Former newspaper in Midland Junction, Western Australia

The Swan Express was a weekly English language newspaper published in Midland, Western Australia.

== History ==
The Swan Express was published from 1 December 1900 until 8 November 1979. It was printed by William Heller at 184 Barrack St, Perth, and published at The Crescent, Midland Junction.

It was established by Frederick Davis, who had previously worked as the second in charge at The Sunday Chronicle. Davis owned and edited the newspaper for 8 and a half years before he sold the business to Herbert James Lambert, who took control on Monday 3 April 1909. Lambert was an experienced journalist and had previously worked as sub-editor at the Morning Herald.

During World War I, Lambert ran the soldiers' camp newspaper, Camp Chronicle: the soldier's paper, and he later went on to become editor of The West Australian.

Camp Chronicle was published at Blackboy Hill army camp, recording the day-to-day events of the camp. The newspaper contained personal paragraphs, anecdotes and matters pertaining to the life of a soldier.

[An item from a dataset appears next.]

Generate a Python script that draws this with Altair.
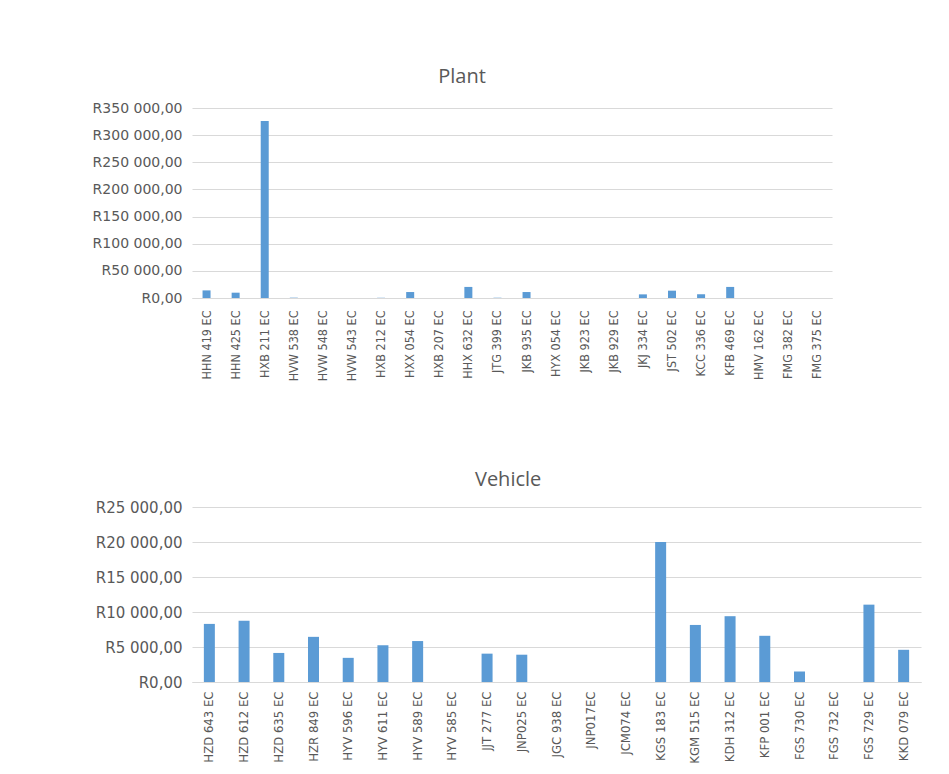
import altair as alt
import pandas as pd

plant_names = ["HHN 419 EC", "HHN 425 EC", "HXB 211 EC", "HVW 538 EC", "HVW 548 EC",
               "HVW 543 EC", "HXB 212 EC", "HXX 054 EC", "HXB 207 EC", "HHX 632 EC",
               "JTG 399 EC", "JKB 935 EC", "HYX 054 EC", "JKB 923 EC", "JKB 929 EC",
               "JKJ 334 EC", "JST 502 EC", "KCC 336 EC", "KFB 469 EC", "HMV 162 EC",
               "FMG 382 EC", "FMG 375 EC"]
plant_values = [14000, 9800, 326000, 600, 0,
                0, 400, 11000, 0, 20400,
                500, 11000, 0, 0, 0,
                6700, 13500, 6700, 20400, 0,
                0, 0]

vehicle_names = ["HZD 643 EC", "HZD 612 EC", "HZD 635 EC", "HZR 849 EC", "HYV 596 EC",
                 "HYV 611 EC", "HYV 589 EC", "HYV 585 EC", "JJT 277 EC", "JNP025 EC",
                 "JGC 938 EC", "JNP017EC", "JCM074 EC", "KGS 183 EC", "KGM 515 EC",
                 "KDH 312 EC", "KFP 001 EC", "FGS 730 EC", "FGS 732 EC", "FGS 729 EC",
                 "KKD 079 EC"]
vehicle_values = [8300, 8750, 4150, 6450, 3450,
                  5250, 5850, 0, 4050, 3900,
                  0, 0, 0, 20000, 8150,
                  9400, 6600, 1500, 0, 11050,
                  4600]

plant_ticks = [0, 50000, 100000, 150000, 200000, 250000, 300000, 350000]
vehicle_ticks = [0, 5000, 10000, 15000, 20000, 25000]

BLUE = "#5B9BD5"
TEXT = "#595959"
GRID = "#D9D9D9"
XFONT = "'DejaVu Sans Condensed', 'Liberation Sans', sans-serif"
LABEL_EXPR = "'R' + replace(replace(format(datum.value, ',.2f'), ',', ' '), '.', ',')"

plant_df = pd.DataFrame({"name": plant_names, "value": plant_values})
vehicle_df = pd.DataFrame({"name": vehicle_names, "value": vehicle_values})


def make_chart(df, names, ticks, title, width, height, bar_size, xfont, xpad, yfont, toffset):
    return alt.Chart(df).mark_bar(size=bar_size, color=BLUE).encode(
        x=alt.X("name:N", sort=names, title=None,
                axis=alt.Axis(labelAngle=-90, labelFont=XFONT,
                              labelFontSize=xfont, labelColor=TEXT, ticks=False,
                              domainColor=GRID, labelPadding=xpad)),
        y=alt.Y("value:Q", title=None,
                scale=alt.Scale(domain=[ticks[0], ticks[-1]], nice=False),
                axis=alt.Axis(values=ticks, labelExpr=LABEL_EXPR, labelFont="DejaVu Sans",
                              labelFontSize=yfont, labelColor=TEXT, ticks=False,
                              domain=False, gridColor=GRID, labelPadding=10)),
    ).properties(
        width=width, height=height,
        title=alt.TitleParams(title, fontSize=20, font="Open Sans", fontWeight="normal",
                              color=TEXT, anchor="middle", frame="bounds", offset=toffset),
    )


plant = make_chart(plant_df, plant_names, plant_ticks, "Plant", 640, 190, 8, 12.5, 12, 14, 14)
vehicle = make_chart(vehicle_df, vehicle_names, vehicle_ticks, "Vehicle", 729, 175, 11, 13, 9, 15, 10)

chart = alt.vconcat(plant, vehicle, spacing=89).properties(
    padding={"left": 92, "top": 67, "right": 10, "bottom": 5}
).configure(background="white").configure_view(stroke=None)

chart.save("out.html", embed_options={"renderer": "svg", "actions": False})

The weekly newspaper served the eastern suburbs of Perth, including Midland (then known as Midland Junction), which in 1900 was a major railway junction.

== Availability ==
Issues of The Swan Express (1900–1954) and the Camp Chronicle (1915–1918) have been digitised as part of the Australian Newspapers Digitisation Program of the National Library of Australia in cooperation with the State Library of Western Australia.

Microfilm and hard copies of The Swan Express and the Camp Chronicle are also available at the State Library of Western Australia.